_Brief_
Every line of the listing must be reproduced as it stands. Leave the images behind.

------ Source excerpt ------

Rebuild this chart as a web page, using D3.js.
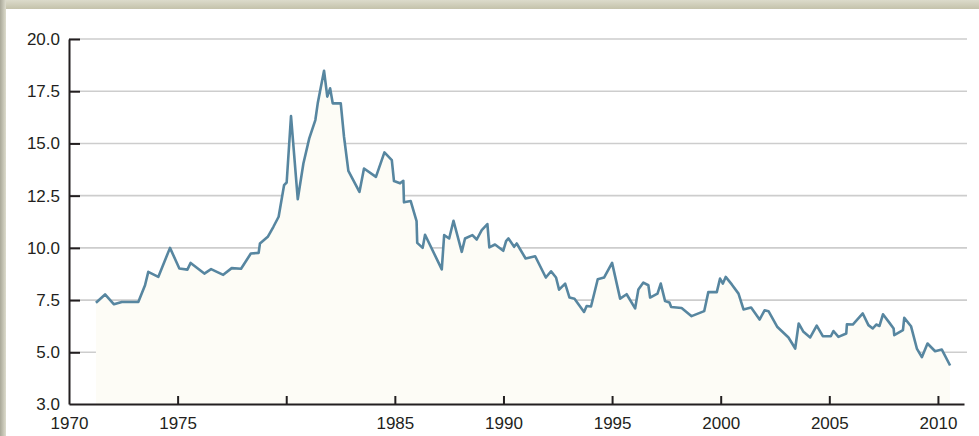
<!DOCTYPE html>
<html>
<head>
<meta charset="utf-8">
<script src="https://cdn.jsdelivr.net/npm/d3@7"></script>
<style>
  html, body { margin: 0; padding: 0; background: #fff; }
  svg { display: block; }
  .axis text { font-family: "Liberation Sans", Arial, sans-serif; font-size: 17px; fill: #231f20; }
</style>
</head>
<body>
<svg width="979" height="436"></svg>
<script>
'use strict';

// decimal years and rates
const years = [
  1971.24, 1971.66, 1972.07, 1972.43, 1973.19, 1973.50, 1973.65, 1974.11, 1974.65, 1975.08,
  1975.45, 1975.60, 1976.23, 1976.54, 1977.10, 1977.49, 1977.92, 1978.37, 1978.73, 1978.79,
  1979.15, 1979.41, 1979.65, 1979.90, 1980.02, 1980.22, 1980.53, 1980.79, 1981.06, 1981.34,
  1981.45, 1981.74, 1981.89, 1982.02, 1982.14, 1982.51, 1982.66, 1982.86, 1983.37, 1983.58,
  1984.13, 1984.52, 1984.86, 1984.96, 1985.24, 1985.39, 1985.42, 1985.73, 1986.00, 1986.03,
  1986.28, 1986.39, 1987.16, 1987.27, 1987.50, 1987.70, 1988.08, 1988.23, 1988.57, 1988.77,
  1989.00, 1989.26, 1989.35, 1989.61, 1989.99, 1990.12, 1990.23, 1990.49, 1990.61, 1991.02,
  1991.46, 1991.95, 1992.19, 1992.42, 1992.56, 1992.84, 1993.04, 1993.27, 1993.71, 1993.83,
  1994.03, 1994.34, 1994.63, 1995.00, 1995.37, 1995.67, 1996.06, 1996.21, 1996.44, 1996.67,
  1996.75, 1997.09, 1997.24, 1997.44, 1997.64, 1997.72, 1998.20, 1998.66, 1999.24, 1999.43,
  1999.82, 1999.97, 2000.10, 2000.23, 2000.51, 2000.82, 2001.05, 2001.40, 2001.79, 2002.02,
  2002.20, 2002.61, 2003.12, 2003.43, 2003.59, 2003.81, 2004.12, 2004.42, 2004.70, 2005.07,
  2005.19, 2005.42, 2005.78, 2005.81, 2006.08, 2006.54, 2006.80, 2007.00, 2007.16, 2007.31,
  2007.47, 2007.77, 2007.96, 2007.99, 2008.39, 2008.45, 2008.76, 2009.03, 2009.26, 2009.52,
  2009.87, 2010.18, 2010.56
];
const rates = [
  7.37, 7.77, 7.30, 7.41, 7.41, 8.21, 8.85, 8.61, 10.00, 9.01,
  8.96, 9.28, 8.77, 8.98, 8.71, 9.03, 9.00, 9.73, 9.76, 10.21,
  10.53, 11.01, 11.49, 13.00, 13.13, 16.31, 12.33, 14.04, 15.24, 16.12,
  16.92, 18.48, 17.24, 17.64, 16.92, 16.92, 15.32, 13.69, 12.68, 13.80,
  13.40, 14.57, 14.20, 13.20, 13.09, 13.21, 12.18, 12.24, 11.28, 10.24,
  10.00, 10.63, 8.97, 10.61, 10.45, 11.30, 9.81, 10.45, 10.61, 10.40,
  10.85, 11.14, 10.02, 10.16, 9.86, 10.32, 10.45, 10.05, 10.21, 9.49,
  9.60, 8.58, 8.88, 8.58, 8.00, 8.29, 7.62, 7.56, 6.93, 7.22,
  7.19, 8.50, 8.58, 9.28, 7.57, 7.78, 7.10, 8.01, 8.34, 8.21,
  7.62, 7.81, 8.29, 7.45, 7.38, 7.17, 7.12, 6.73, 6.97, 7.88,
  7.88, 8.53, 8.29, 8.61, 8.25, 7.81, 7.05, 7.14, 6.57, 7.01,
  6.97, 6.21, 5.71, 5.18, 6.38, 5.98, 5.71, 6.28, 5.77, 5.77,
  6.02, 5.74, 5.90, 6.34, 6.33, 6.86, 6.30, 6.14, 6.33, 6.26,
  6.82, 6.41, 6.14, 5.82, 6.06, 6.65, 6.25, 5.18, 4.81, 5.42,
  5.05, 5.13, 4.49
];

const xTicks = [1970, 1975, 1980, 1985, 1990, 1995, 2000, 2005, 2010];
const xTickLabels = ["1970", "1975", "", "1985", "1990", "1995", "2000", "2005", "2010"];
const yTicks = [3.0, 5.0, 7.5, 10.0, 12.5, 15.0, 17.5, 20.0];

const data = years.map((y, i) => ({year: y, value: rates[i]}));

let svg = d3.select("svg"),
    width = +svg.attr("width"),
    height = +svg.attr("height");

// frame round the chart
let defs = svg.append("defs");
let gTop = defs.append("linearGradient").attr("id", "gtop").attr("x1", 0).attr("y1", 0).attr("x2", 0).attr("y2", 1);
gTop.append("stop").attr("offset", "0%").attr("stop-color", "#dcdbcb");
gTop.append("stop").attr("offset", "100%").attr("stop-color", "#c4c2ab");
let gLeft = defs.append("linearGradient").attr("id", "gleft").attr("x1", 0).attr("y1", 0).attr("x2", 1).attr("y2", 0);
gLeft.append("stop").attr("offset", "0%").attr("stop-color", "#a9a898");
gLeft.append("stop").attr("offset", "100%").attr("stop-color", "#dddccd");
svg.append("rect").attr("x", 0).attr("y", 0).attr("width", width).attr("height", 9).attr("fill", "url(#gtop)");
svg.append("rect").attr("x", 0).attr("y", 0).attr("width", 6).attr("height", height).attr("fill", "url(#gleft)");

let x = d3.scaleLinear().domain([1970, 2011.2]).range([69, 964]);
// the lowest interval (3.0 to 5.0) is drawn taller than the rest, as in the original
let y = d3.scaleLinear().domain([3.0, 5.0, 20.0]).range([404, 352.3, 39]);

// gridlines
svg.append("g")
    .selectAll("line")
    .data(yTicks.filter(d => d > 3))
    .enter()
    .append("line")
    .attr("x1", 69)
    .attr("x2", 967)
    .attr("y1", d => y(d))
    .attr("y2", d => y(d))
    .attr("stroke", "#cdcdcd")
    .attr("stroke-width", 1.6);

let area = d3.area()
    .x(d => x(d.year))
    .y0(y(3.0))
    .y1(d => y(d.value));
svg.append("path")
    .datum(data)
    .attr("d", area)
    .attr("fill", "#fdfcf6");

let line = d3.line()
    .x(d => x(d.year))
    .y(d => y(d.value));
svg.append("path")
    .datum(data)
    .attr("d", line)
    .attr("fill", "none")
    .attr("stroke", "#5786a0")
    .attr("stroke-width", 2.6)
    .attr("stroke-linejoin", "round");

let xAxis = svg.append("g")
    .attr("class", "axis")
    .attr("transform", "translate(0," + y(3.0) + ")")
    .call(d3.axisBottom(x)
        .tickValues(xTicks)
        .tickFormat((d, i) => xTickLabels[i])
        .tickSizeInner(-8)
        .tickSizeOuter(0)
        .tickPadding(13));

let yAxis = svg.append("g")
    .attr("class", "axis")
    .attr("transform", "translate(" + x(1970) + ",0)")
    .call(d3.axisLeft(y)
        .tickValues(yTicks)
        .tickFormat(d3.format(".1f"))
        .tickSizeInner(-11)
        .tickSizeOuter(0)
        .tickPadding(9));

svg.selectAll(".axis .domain").attr("stroke", "#231f20").attr("stroke-width", 2);
svg.selectAll(".axis .tick line").attr("stroke", "#231f20").attr("stroke-width", 2);
yAxis.selectAll(".tick").filter(d => d === 3.0).select("line").remove();
xAxis.selectAll(".tick").filter(d => d === 1970).select("line").remove();
</script>
</body>
</html>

------

_The output_
Rebuild this chart as a web page, using D3.js.
<!DOCTYPE html>
<html>
<head>
<meta charset="utf-8">
<script src="https://cdn.jsdelivr.net/npm/d3@7"></script>
<style>
  html, body { margin: 0; padding: 0; background: #fff; }
  svg { display: block; }
  .axis text { font-family: "Liberation Sans", Arial, sans-serif; font-size: 17px; fill: #231f20; }
</style>
</head>
<body>
<svg width="979" height="436"></svg>
<script>
'use strict';

// decimal years and rates
const years = [
  1971.24, 1971.66, 1972.07, 1972.43, 1973.19, 1973.50, 1973.65, 1974.11, 1974.65, 1975.08,
  1975.45, 1975.60, 1976.23, 1976.54, 1977.10, 1977.49, 1977.92, 1978.37, 1978.73, 1978.79,
  1979.15, 1979.41, 1979.65, 1979.90, 1980.02, 1980.22, 1980.53, 1980.79, 1981.06, 1981.34,
  1981.45, 1981.74, 1981.89, 1982.02, 1982.14, 1982.51, 1982.66, 1982.86, 1983.37, 1983.58,
  1984.13, 1984.52, 1984.86, 1984.96, 1985.24, 1985.39, 1985.42, 1985.73, 1986.00, 1986.03,
  1986.28, 1986.39, 1987.16, 1987.27, 1987.50, 1987.70, 1988.08, 1988.23, 1988.57, 1988.77,
  1989.00, 1989.26, 1989.35, 1989.61, 1989.99, 1990.12, 1990.23, 1990.49, 1990.61, 1991.02,
  1991.46, 1991.95, 1992.19, 1992.42, 1992.56, 1992.84, 1993.04, 1993.27, 1993.71, 1993.83,
  1994.03, 1994.34, 1994.63, 1995.00, 1995.37, 1995.67, 1996.06, 1996.21, 1996.44, 1996.67,
  1996.75, 1997.09, 1997.24, 1997.44, 1997.64, 1997.72, 1998.20, 1998.66, 1999.24, 1999.43,
  1999.82, 1999.97, 2000.10, 2000.23, 2000.51, 2000.82, 2001.05, 2001.40, 2001.79, 2002.02,
  2002.20, 2002.61, 2003.12, 2003.43, 2003.59, 2003.81, 2004.12, 2004.42, 2004.70, 2005.07,
  2005.19, 2005.42, 2005.78, 2005.81, 2006.08, 2006.54, 2006.80, 2007.00, 2007.16, 2007.31,
  2007.47, 2007.77, 2007.96, 2007.99, 2008.39, 2008.45, 2008.76, 2009.03, 2009.26, 2009.52,
  2009.87, 2010.18, 2010.56
];
const rates = [
  7.37, 7.77, 7.30, 7.41, 7.41, 8.21, 8.85, 8.61, 10.00, 9.01,
  8.96, 9.28, 8.77, 8.98, 8.71, 9.03, 9.00, 9.73, 9.76, 10.21,
  10.53, 11.01, 11.49, 13.00, 13.13, 16.31, 12.33, 14.04, 15.24, 16.12,
  16.92, 18.48, 17.24, 17.64, 16.92, 16.92, 15.32, 13.69, 12.68, 13.80,
  13.40, 14.57, 14.20, 13.20, 13.09, 13.21, 12.18, 12.24, 11.28, 10.24,
  10.00, 10.63, 8.97, 10.61, 10.45, 11.30, 9.81, 10.45, 10.61, 10.40,
  10.85, 11.14, 10.02, 10.16, 9.86, 10.32, 10.45, 10.05, 10.21, 9.49,
  9.60, 8.58, 8.88, 8.58, 8.00, 8.29, 7.62, 7.56, 6.93, 7.22,
  7.19, 8.50, 8.58, 9.28, 7.57, 7.78, 7.10, 8.01, 8.34, 8.21,
  7.62, 7.81, 8.29, 7.45, 7.38, 7.17, 7.12, 6.73, 6.97, 7.88,
  7.88, 8.53, 8.29, 8.61, 8.25, 7.81, 7.05, 7.14, 6.57, 7.01,
  6.97, 6.21, 5.71, 5.18, 6.38, 5.98, 5.71, 6.28, 5.77, 5.77,
  6.02, 5.74, 5.90, 6.34, 6.33, 6.86, 6.30, 6.14, 6.33, 6.26,
  6.82, 6.41, 6.14, 5.82, 6.06, 6.65, 6.25, 5.18, 4.81, 5.42,
  5.05, 5.13, 4.49
];

const xTicks = [1970, 1975, 1980, 1985, 1990, 1995, 2000, 2005, 2010];
const xTickLabels = ["1970", "1975", "", "1985", "1990", "1995", "2000", "2005", "2010"];
const yTicks = [3.0, 5.0, 7.5, 10.0, 12.5, 15.0, 17.5, 20.0];

const data = years.map((y, i) => ({year: y, value: rates[i]}));

let svg = d3.select("svg"),
    width = +svg.attr("width"),
    height = +svg.attr("height");

// frame round the chart
let defs = svg.append("defs");
let gTop = defs.append("linearGradient").attr("id", "gtop").attr("x1", 0).attr("y1", 0).attr("x2", 0).attr("y2", 1);
gTop.append("stop").attr("offset", "0%").attr("stop-color", "#dcdbcb");
gTop.append("stop").attr("offset", "100%").attr("stop-color", "#c4c2ab");
let gLeft = defs.append("linearGradient").attr("id", "gleft").attr("x1", 0).attr("y1", 0).attr("x2", 1).attr("y2", 0);
gLeft.append("stop").attr("offset", "0%").attr("stop-color", "#a9a898");
gLeft.append("stop").attr("offset", "100%").attr("stop-color", "#dddccd");
svg.append("rect").attr("x", 0).attr("y", 0).attr("width", width).attr("height", 9).attr("fill", "url(#gtop)");
svg.append("rect").attr("x", 0).attr("y", 0).attr("width", 6).attr("height", height).attr("fill", "url(#gleft)");

let x = d3.scaleLinear().domain([1970, 2011.2]).range([69, 964]);
// the lowest interval (3.0 to 5.0) is drawn taller than the rest, as in the original
let y = d3.scaleLinear().domain([3.0, 5.0, 20.0]).range([404, 352.3, 39]);

// gridlines
svg.append("g")
    .selectAll("line")
    .data(yTicks.filter(d => d > 3))
    .enter()
    .append("line")
    .attr("x1", 69)
    .attr("x2", 967)
    .attr("y1", d => y(d))
    .attr("y2", d => y(d))
    .attr("stroke", "#cdcdcd")
    .attr("stroke-width", 1.6);

let area = d3.area()
    .x(d => x(d.year))
    .y0(y(3.0))
    .y1(d => y(d.value));
svg.append("path")
    .datum(data)
    .attr("d", area)
    .attr("fill", "#fdfcf6");

let line = d3.line()
    .x(d => x(d.year))
    .y(d => y(d.value));
svg.append("path")
    .datum(data)
    .attr("d", line)
    .attr("fill", "none")
    .attr("stroke", "#5786a0")
    .attr("stroke-width", 2.6)
    .attr("stroke-linejoin", "round");

let xAxis = svg.append("g")
    .attr("class", "axis")
    .attr("transform", "translate(0," + y(3.0) + ")")
    .call(d3.axisBottom(x)
        .tickValues(xTicks)
        .tickFormat((d, i) => xTickLabels[i])
        .tickSizeInner(-8)
        .tickSizeOuter(0)
        .tickPadding(13));

let yAxis = svg.append("g")
    .attr("class", "axis")
    .attr("transform", "translate(" + x(1970) + ",0)")
    .call(d3.axisLeft(y)
        .tickValues(yTicks)
        .tickFormat(d3.format(".1f"))
        .tickSizeInner(-11)
        .tickSizeOuter(0)
        .tickPadding(9));

svg.selectAll(".axis .domain").attr("stroke", "#231f20").attr("stroke-width", 2);
svg.selectAll(".axis .tick line").attr("stroke", "#231f20").attr("stroke-width", 2);
yAxis.selectAll(".tick").filter(d => d === 3.0).select("line").remove();
xAxis.selectAll(".tick").filter(d => d === 1970).select("line").remove();
</script>
</body>
</html>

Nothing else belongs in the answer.